What caused the Blue Screen of Death? A virus infecting the boot directory. Don't know where it came from, although I suspect it was attached to a midi-file player I downloaded. The advice I was given really didn't help the process, either; running CHKDSK broke the computer because it crashed in the middle and damaged the ability to run in Safe Mode. Here is what I learned:-

  1. CHKDSK will not solve the problem and could make it worse.
  2. If you have auto-reboot set up, disable it so that you can read the Blue Screen of Death. This option will appear when you start the computer and hit F8 (the same key that gives you Safe Mode). You need to record the error message (all gazillion digits of it), to help decipher the cause.
  3. The most useful website for information belongs to Dell. (My next computer will be a Dell.) Everything I learned to solve this problem, I learned from the Dell website last week, after DH's computer also developed the Blue Screen of Death. Dell has a downloadable fix that worked on DH's PC. Use "Safe Mode with Networking" to access and download.
  4. The second most useful place for information was McAfee. I emailed them asking what I needed to do to re-install their anti-virus software before I wiped the laptop. They also sent me a link to a fix, but by this time the laptop was so corrupted I couldn't boot in Safe Mode. Thank you McAfee, your customer service is superb.
  5. Windows XP has a special "reinstallation" mode which means you don't need to reformat your hard drive first - it overwrites the existing software leaving everything else intact. Put the Windows CD into the CD drive and then boot up the computer. Sadly, it Blue Screened in the middle of the reinstall, so I bit the bullet and went to Plan D.
  6. Plan D was to wipe the hard drive and reinstall everything, which I did last night. This was another option on the Windows CD.
  7. The most useless website for information belonged to Fujitsu Siemens, the makers of this expensive near-doorstop. Try searching it for "Blue Screen" - you will find absolutely nothing useful. Yet another reason why I won't buy another laptop from them.
  8. The most important thing you can do is run regular back-ups. When the Blue Screen of Death first appeared, I took a complete copy of My Documents and placed it on our external hard drive. It's better to use a program like McAfee, but I couldn't get that to work at the time.
- Pam (Did you miss me?)

Wednesday, 8 October 2008

Quick update (posting from work)

To put it bluntly, I think my laptop is buggered. It's had the computer equivalent of a major stroke. Even CHKDSK can't complete before the Blue Screen Of Death shuts it down. I am considering taking it to the computer-doctors.
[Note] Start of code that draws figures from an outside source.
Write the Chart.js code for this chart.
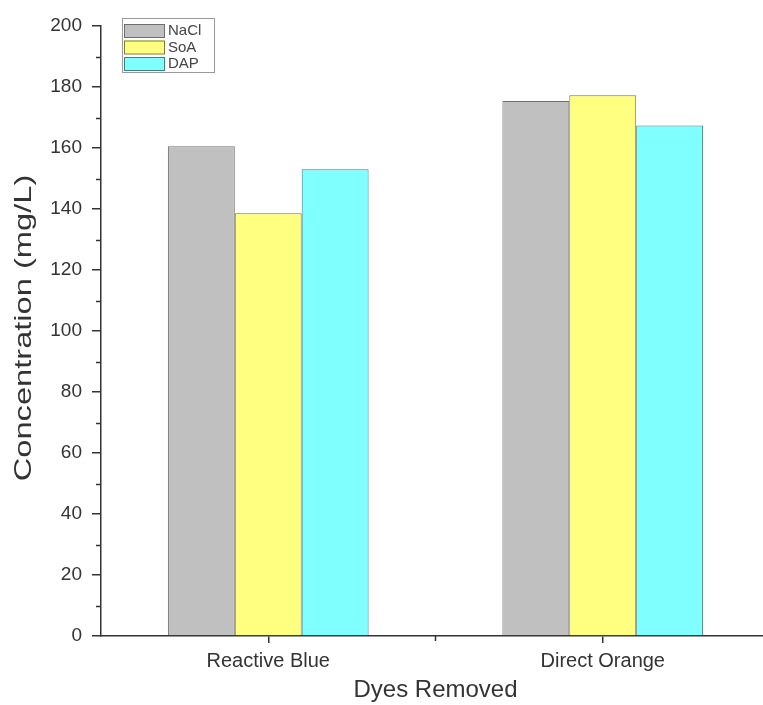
<!DOCTYPE html>
<html>
<head>
<meta charset="utf-8">
<script src="https://cdn.jsdelivr.net/npm/chart.js@4.4.1/dist/chart.umd.min.js"></script>
<style>
  html, body { margin: 0; padding: 0; background: #fff; overflow: hidden; }
  #wrap { width: 763px; height: 705px; overflow: hidden; }
  #box { width: 770px; height: 705px; }
</style>
</head>
<body>
<div id="wrap"><div id="box"><canvas id="chart"></canvas></div></div>
<script>
// datos
const dyes = ['Reactive Blue', 'Direct Orange'];
const seriesNames = ['NaCl', 'SoA', 'DAP'];
const nacl = [160.6, 175.4];
const soa = [138.6, 177.3];
const dap = [153.0, 167.4];
const yTicks = [0, 20, 40, 60, 80, 100, 120, 140, 160, 180, 200];

const fills = ['#c0c0c0', '#ffff80', '#80ffff'];
const edges = ['#6e6e6e', '#7a7a3a', '#3f7f7f'];

// ticks menores, título del eje Y y leyenda dibujados a mano
const extras = {
    id: 'extras',
    afterDraw(chart) {
        const ctx = chart.ctx;
        const y = chart.scales.y;
        const x = chart.scales.x;
        const area = chart.chartArea;
        ctx.save();
        ctx.strokeStyle = '#333';
        ctx.lineWidth = 1.5;
        // ticks menores del eje Y
        for (let v = 10; v < 200; v += 20) {
            const py = Math.round(y.getPixelForValue(v)) + 0.5;
            ctx.beginPath();
            ctx.moveTo(area.left - 5, py);
            ctx.lineTo(area.left, py);
            ctx.stroke();
        }
        // tick entre categorías
        const mid = (x.getPixelForValue(0) + x.getPixelForValue(1)) / 2;
        ctx.beginPath();
        ctx.moveTo(mid, area.bottom);
        ctx.lineTo(mid, area.bottom + 5);
        ctx.stroke();

        // título del eje Y
        ctx.fillStyle = '#333';
        ctx.font = '24px "Liberation Sans", Arial, sans-serif';
        ctx.textAlign = 'center';
        ctx.textBaseline = 'middle';
        ctx.translate(24, 328);
        ctx.rotate(-Math.PI / 2);
        ctx.scale(1.36, 1);
        ctx.fillText('Concentration (mg/L)', 0, 0);
        ctx.restore();

        // leyenda
        ctx.save();
        const lx = 122, ly = 18, lw = 92, lh = 54;
        ctx.strokeStyle = '#999';
        ctx.lineWidth = 1;
        ctx.strokeRect(lx + 0.5, ly + 0.5, lw, lh);
        ctx.font = '15px "Liberation Sans", Arial, sans-serif';
        ctx.textBaseline = 'middle';
        ctx.textAlign = 'left';
        chart.data.datasets.forEach((ds, i) => {
            const cy = ly + 12 + i * 16.5;
            ctx.fillStyle = ds.backgroundColor;
            ctx.fillRect(lx + 2, cy - 6, 40, 13);
            ctx.strokeStyle = ds.borderColor;
            ctx.strokeRect(lx + 2.5, cy - 5.5, 40, 13);
            ctx.fillStyle = '#444';
            ctx.fillText(ds.label, lx + 46, cy + 1);
        });
        ctx.restore();
    }
};

const ctx = document.getElementById('chart').getContext('2d');
new Chart(ctx, {
    type: 'bar',
    data: {
        labels: dyes,
        datasets: [nacl, soa, dap].map((vals, i) => ({
            label: seriesNames[i],
            data: vals,
            backgroundColor: fills[i],
            borderColor: edges[i],
            borderWidth: 1,
            barPercentage: 1,
            categoryPercentage: 0.6
        }))
    },
    options: {
        responsive: true,
        maintainAspectRatio: false,
        animation: false,
        layout: { padding: { top: 26, left: 0, right: 0, bottom: 0 } },
        plugins: {
            legend: { display: false },
            tooltip: { enabled: false }
        },
        scales: {
            x: {
                grid: { offset: false, drawOnChartArea: false, tickLength: 7, color: '#333', lineWidth: 1.5 },
                border: { color: '#333', width: 1.5 },
                ticks: { color: '#333', font: { family: '"Liberation Sans", Arial, sans-serif', size: 20 }, padding: 6 },
                title: {
                    display: true,
                    text: 'Dyes Removed',
                    color: '#333',
                    font: { family: '"Liberation Sans", Arial, sans-serif', size: 24 },
                    padding: { top: 0, bottom: 0 }
                },
                afterFit(scale) { scale.height = 69; }
            },
            y: {
                min: 0,
                max: 200,
                afterBuildTicks(scale) { scale.ticks = yTicks.map(v => ({ value: v })); },
                grid: { drawOnChartArea: false, tickLength: 9, color: '#333', lineWidth: 1.5 },
                border: { color: '#333', width: 1.5 },
                ticks: { color: '#333', font: { family: '"Liberation Sans", Arial, sans-serif', size: 19 }, padding: 10 },
                afterFit(scale) { scale.width = 101; }
            }
        }
    },
    plugins: [extras]
});
</script>
</body>
</html>
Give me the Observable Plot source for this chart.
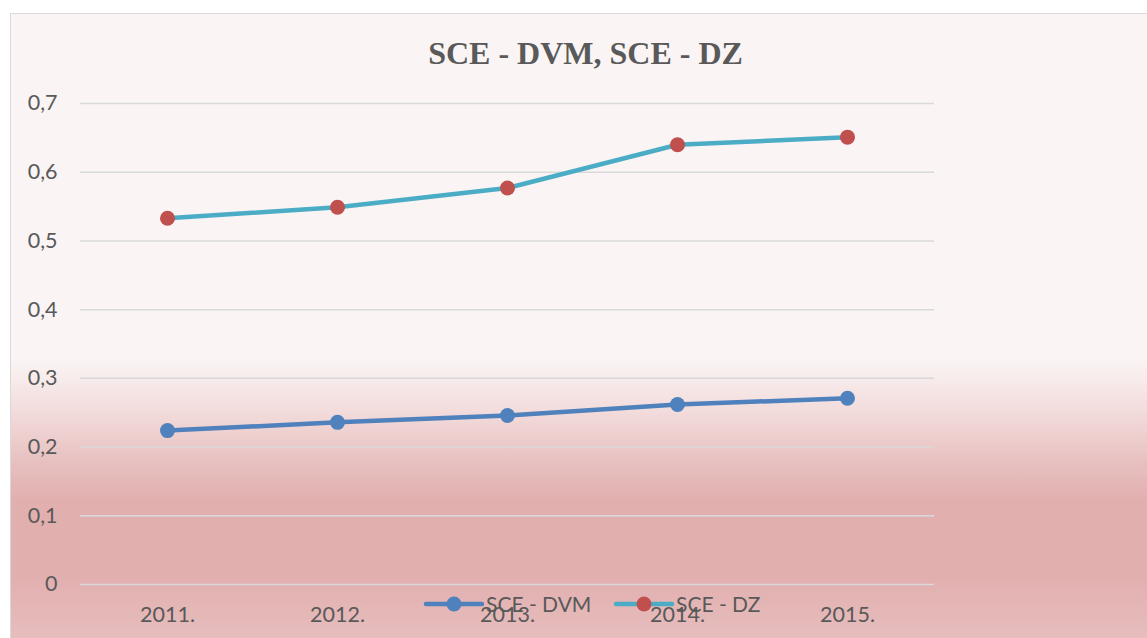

Posting from me will be intermittent for a while. Sorry folks.

- Pam

Saturday, 4 October 2008

Bugger! I killed the laptop

I was mid-way through a post when it failed! It went into a re-booting loop. I've started it in safe mode, tried the "restore last good settings" feature (which failed) and am now backing up my files. I know, theoretically, that the next step is to reformat the damn thing and then reinstall Windows, etc, but I've never done it. Can anyone tell me what I'm to expect?